Exercise brief:
Your task is to retype the lines between the line with "Emit a web page" and the line with "const periodColors = ['#0000ff', '#ff0000', '#ffa500'];", inclusive. Copy no pictures and no other lines.

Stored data
## start

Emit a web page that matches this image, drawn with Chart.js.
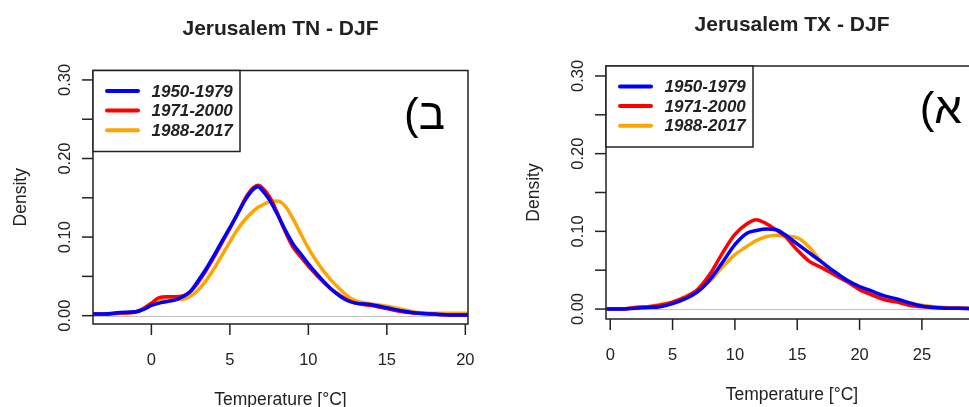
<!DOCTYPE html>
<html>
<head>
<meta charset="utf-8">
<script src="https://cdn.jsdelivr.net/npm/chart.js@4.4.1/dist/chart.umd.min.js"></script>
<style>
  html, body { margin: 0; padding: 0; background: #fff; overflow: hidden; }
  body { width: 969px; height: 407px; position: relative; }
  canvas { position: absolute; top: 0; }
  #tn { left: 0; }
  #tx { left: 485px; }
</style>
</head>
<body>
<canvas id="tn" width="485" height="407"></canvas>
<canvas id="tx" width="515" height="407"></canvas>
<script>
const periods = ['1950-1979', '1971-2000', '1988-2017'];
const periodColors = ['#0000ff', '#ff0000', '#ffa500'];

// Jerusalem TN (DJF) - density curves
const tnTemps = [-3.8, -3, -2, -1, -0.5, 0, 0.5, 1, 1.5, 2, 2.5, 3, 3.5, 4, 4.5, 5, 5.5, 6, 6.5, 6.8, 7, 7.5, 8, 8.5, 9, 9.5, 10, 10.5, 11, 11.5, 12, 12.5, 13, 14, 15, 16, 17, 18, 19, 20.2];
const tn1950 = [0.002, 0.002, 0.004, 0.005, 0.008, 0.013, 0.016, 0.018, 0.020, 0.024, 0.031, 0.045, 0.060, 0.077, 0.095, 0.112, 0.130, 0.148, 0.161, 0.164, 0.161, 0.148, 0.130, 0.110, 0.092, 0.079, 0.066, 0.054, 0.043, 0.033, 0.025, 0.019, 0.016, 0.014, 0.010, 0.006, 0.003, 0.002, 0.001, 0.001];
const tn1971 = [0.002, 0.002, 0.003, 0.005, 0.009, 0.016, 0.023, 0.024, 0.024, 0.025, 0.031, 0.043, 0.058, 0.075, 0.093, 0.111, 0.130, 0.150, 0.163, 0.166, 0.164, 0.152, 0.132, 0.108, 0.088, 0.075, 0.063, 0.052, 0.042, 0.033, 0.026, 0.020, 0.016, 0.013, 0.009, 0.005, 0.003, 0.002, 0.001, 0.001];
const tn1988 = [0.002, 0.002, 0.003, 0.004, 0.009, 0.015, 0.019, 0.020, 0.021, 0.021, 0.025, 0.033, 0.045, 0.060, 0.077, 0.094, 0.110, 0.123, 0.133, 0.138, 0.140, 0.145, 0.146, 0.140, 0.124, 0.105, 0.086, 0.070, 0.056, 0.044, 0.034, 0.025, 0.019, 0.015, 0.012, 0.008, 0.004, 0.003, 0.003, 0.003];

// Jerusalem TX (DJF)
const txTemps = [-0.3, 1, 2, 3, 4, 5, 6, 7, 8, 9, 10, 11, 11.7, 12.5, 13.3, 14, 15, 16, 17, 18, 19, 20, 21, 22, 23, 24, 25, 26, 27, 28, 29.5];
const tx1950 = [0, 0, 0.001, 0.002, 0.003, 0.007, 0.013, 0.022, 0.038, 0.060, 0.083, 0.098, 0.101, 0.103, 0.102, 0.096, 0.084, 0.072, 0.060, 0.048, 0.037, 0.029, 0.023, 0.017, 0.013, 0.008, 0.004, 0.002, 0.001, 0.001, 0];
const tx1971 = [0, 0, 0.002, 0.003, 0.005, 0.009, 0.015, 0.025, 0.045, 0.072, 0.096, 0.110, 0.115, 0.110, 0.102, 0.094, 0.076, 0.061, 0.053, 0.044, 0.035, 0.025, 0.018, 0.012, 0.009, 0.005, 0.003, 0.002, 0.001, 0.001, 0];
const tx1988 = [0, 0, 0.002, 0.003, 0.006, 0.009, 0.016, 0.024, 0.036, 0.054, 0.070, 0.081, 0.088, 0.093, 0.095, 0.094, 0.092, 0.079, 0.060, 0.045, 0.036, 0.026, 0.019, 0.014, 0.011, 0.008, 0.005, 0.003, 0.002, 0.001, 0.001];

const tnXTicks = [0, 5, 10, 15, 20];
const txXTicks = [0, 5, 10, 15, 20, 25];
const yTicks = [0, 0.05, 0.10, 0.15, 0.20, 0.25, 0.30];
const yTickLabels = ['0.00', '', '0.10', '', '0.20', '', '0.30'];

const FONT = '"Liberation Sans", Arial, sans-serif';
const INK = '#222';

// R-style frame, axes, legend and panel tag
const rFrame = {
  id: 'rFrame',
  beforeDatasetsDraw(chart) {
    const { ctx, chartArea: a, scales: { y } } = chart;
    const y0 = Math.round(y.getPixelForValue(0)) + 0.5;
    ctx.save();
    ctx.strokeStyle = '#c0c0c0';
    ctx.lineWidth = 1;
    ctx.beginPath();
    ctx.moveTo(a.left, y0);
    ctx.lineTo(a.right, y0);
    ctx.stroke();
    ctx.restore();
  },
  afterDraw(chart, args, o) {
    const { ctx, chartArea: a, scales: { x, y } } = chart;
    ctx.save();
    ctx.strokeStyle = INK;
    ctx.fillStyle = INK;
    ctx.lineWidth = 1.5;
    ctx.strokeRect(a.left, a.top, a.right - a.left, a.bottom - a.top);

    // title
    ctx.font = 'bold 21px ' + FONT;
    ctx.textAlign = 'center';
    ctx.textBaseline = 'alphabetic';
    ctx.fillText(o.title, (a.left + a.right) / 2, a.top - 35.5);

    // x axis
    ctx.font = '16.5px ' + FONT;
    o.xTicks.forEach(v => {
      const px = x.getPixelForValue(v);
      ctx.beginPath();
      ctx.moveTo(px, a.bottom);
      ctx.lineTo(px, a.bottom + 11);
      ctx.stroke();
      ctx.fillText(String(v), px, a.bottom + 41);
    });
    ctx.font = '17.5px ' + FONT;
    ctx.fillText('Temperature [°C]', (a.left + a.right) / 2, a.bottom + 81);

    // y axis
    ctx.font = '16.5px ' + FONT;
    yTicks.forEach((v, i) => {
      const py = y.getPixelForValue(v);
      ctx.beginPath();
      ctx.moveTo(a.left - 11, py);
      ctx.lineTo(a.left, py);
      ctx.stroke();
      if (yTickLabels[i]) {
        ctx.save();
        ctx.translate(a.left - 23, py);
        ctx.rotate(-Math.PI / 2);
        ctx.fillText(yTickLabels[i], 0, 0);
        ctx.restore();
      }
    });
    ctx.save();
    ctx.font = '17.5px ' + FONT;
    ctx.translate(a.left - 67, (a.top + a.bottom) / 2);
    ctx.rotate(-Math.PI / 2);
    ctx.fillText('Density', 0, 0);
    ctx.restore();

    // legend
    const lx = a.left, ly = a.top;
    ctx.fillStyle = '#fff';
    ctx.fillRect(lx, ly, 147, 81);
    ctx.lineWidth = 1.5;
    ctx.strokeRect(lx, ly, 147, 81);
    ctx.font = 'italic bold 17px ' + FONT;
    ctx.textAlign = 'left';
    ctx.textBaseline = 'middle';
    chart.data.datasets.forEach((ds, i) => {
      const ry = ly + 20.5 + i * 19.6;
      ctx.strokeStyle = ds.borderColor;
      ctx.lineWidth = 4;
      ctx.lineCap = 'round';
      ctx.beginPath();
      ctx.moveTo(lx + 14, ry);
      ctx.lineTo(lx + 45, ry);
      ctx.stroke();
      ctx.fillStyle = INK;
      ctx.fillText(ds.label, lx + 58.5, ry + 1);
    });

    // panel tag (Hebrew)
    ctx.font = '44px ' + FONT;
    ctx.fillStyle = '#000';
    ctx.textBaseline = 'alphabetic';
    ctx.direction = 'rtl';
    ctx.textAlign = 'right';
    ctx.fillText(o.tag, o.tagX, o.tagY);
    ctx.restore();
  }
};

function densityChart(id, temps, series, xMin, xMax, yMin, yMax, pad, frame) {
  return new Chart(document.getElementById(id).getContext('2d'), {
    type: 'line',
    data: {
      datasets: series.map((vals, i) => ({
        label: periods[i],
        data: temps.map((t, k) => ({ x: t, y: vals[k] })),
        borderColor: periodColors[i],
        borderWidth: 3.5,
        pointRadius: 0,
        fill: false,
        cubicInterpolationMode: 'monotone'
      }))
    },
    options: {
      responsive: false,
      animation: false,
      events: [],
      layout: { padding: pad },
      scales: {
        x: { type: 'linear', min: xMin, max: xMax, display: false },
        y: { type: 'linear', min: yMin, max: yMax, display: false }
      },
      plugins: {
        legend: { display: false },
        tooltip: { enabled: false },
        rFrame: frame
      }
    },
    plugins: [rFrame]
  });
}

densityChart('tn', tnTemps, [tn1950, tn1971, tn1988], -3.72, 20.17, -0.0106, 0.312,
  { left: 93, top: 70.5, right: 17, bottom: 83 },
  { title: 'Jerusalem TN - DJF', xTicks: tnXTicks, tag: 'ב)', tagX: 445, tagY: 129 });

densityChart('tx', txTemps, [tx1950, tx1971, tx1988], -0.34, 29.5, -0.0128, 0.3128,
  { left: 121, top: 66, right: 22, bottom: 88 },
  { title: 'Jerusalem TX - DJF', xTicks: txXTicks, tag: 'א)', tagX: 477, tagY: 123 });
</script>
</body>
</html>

## end
## start

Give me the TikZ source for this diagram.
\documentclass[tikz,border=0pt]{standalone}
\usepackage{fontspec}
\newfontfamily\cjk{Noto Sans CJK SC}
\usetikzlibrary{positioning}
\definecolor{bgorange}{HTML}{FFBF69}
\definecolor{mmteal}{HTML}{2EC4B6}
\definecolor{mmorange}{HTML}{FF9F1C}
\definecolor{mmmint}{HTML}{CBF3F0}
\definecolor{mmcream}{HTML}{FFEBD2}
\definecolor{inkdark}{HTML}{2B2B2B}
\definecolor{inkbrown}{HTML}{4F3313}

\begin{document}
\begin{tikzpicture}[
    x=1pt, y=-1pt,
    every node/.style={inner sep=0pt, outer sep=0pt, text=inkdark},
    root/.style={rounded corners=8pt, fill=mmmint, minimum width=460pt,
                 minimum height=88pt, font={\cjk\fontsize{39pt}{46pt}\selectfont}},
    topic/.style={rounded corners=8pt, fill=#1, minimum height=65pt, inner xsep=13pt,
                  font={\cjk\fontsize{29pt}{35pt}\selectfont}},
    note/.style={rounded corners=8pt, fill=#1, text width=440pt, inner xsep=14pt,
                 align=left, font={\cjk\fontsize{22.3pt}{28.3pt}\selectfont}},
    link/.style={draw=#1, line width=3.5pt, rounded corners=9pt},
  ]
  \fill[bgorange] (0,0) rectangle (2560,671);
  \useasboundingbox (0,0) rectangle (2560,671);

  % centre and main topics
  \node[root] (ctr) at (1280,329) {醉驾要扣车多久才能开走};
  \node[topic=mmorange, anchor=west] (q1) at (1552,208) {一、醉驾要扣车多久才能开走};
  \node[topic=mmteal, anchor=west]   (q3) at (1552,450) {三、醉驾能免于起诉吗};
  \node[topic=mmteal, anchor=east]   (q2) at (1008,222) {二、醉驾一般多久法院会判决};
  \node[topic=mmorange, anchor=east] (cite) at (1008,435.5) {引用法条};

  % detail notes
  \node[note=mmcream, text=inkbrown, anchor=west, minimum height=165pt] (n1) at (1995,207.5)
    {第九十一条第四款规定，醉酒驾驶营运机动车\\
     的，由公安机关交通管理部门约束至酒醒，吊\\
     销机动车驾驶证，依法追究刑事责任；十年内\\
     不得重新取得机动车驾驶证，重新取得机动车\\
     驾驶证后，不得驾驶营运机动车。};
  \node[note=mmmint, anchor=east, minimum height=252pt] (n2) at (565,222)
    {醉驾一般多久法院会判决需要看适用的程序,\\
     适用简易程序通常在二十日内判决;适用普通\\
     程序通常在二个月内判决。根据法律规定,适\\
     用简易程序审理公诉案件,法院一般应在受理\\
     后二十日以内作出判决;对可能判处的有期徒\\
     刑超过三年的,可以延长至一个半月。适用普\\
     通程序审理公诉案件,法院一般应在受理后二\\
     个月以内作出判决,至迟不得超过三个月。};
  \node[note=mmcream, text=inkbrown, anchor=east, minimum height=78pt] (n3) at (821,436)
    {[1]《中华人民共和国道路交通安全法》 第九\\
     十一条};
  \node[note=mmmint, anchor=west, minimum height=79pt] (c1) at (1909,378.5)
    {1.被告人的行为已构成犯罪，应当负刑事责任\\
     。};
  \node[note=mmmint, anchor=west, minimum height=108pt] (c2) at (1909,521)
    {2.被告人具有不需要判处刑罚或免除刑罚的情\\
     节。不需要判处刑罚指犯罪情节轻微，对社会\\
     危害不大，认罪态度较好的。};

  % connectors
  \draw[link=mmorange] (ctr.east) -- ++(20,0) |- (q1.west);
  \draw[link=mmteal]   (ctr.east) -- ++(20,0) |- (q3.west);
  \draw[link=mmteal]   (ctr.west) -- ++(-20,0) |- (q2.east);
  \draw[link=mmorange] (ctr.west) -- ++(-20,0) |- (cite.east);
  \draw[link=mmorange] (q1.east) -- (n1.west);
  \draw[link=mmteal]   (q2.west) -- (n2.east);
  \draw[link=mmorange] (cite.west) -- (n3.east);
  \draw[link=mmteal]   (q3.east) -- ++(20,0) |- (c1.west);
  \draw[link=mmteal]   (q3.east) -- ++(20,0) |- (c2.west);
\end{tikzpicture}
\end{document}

## end

Task output:
Emit a web page that matches this image, drawn with Chart.js.
<!DOCTYPE html>
<html>
<head>
<meta charset="utf-8">
<script src="https://cdn.jsdelivr.net/npm/chart.js@4.4.1/dist/chart.umd.min.js"></script>
<style>
  html, body { margin: 0; padding: 0; background: #fff; overflow: hidden; }
  body { width: 969px; height: 407px; position: relative; }
  canvas { position: absolute; top: 0; }
  #tn { left: 0; }
  #tx { left: 485px; }
</style>
</head>
<body>
<canvas id="tn" width="485" height="407"></canvas>
<canvas id="tx" width="515" height="407"></canvas>
<script>
const periods = ['1950-1979', '1971-2000', '1988-2017'];
const periodColors = ['#0000ff', '#ff0000', '#ffa500'];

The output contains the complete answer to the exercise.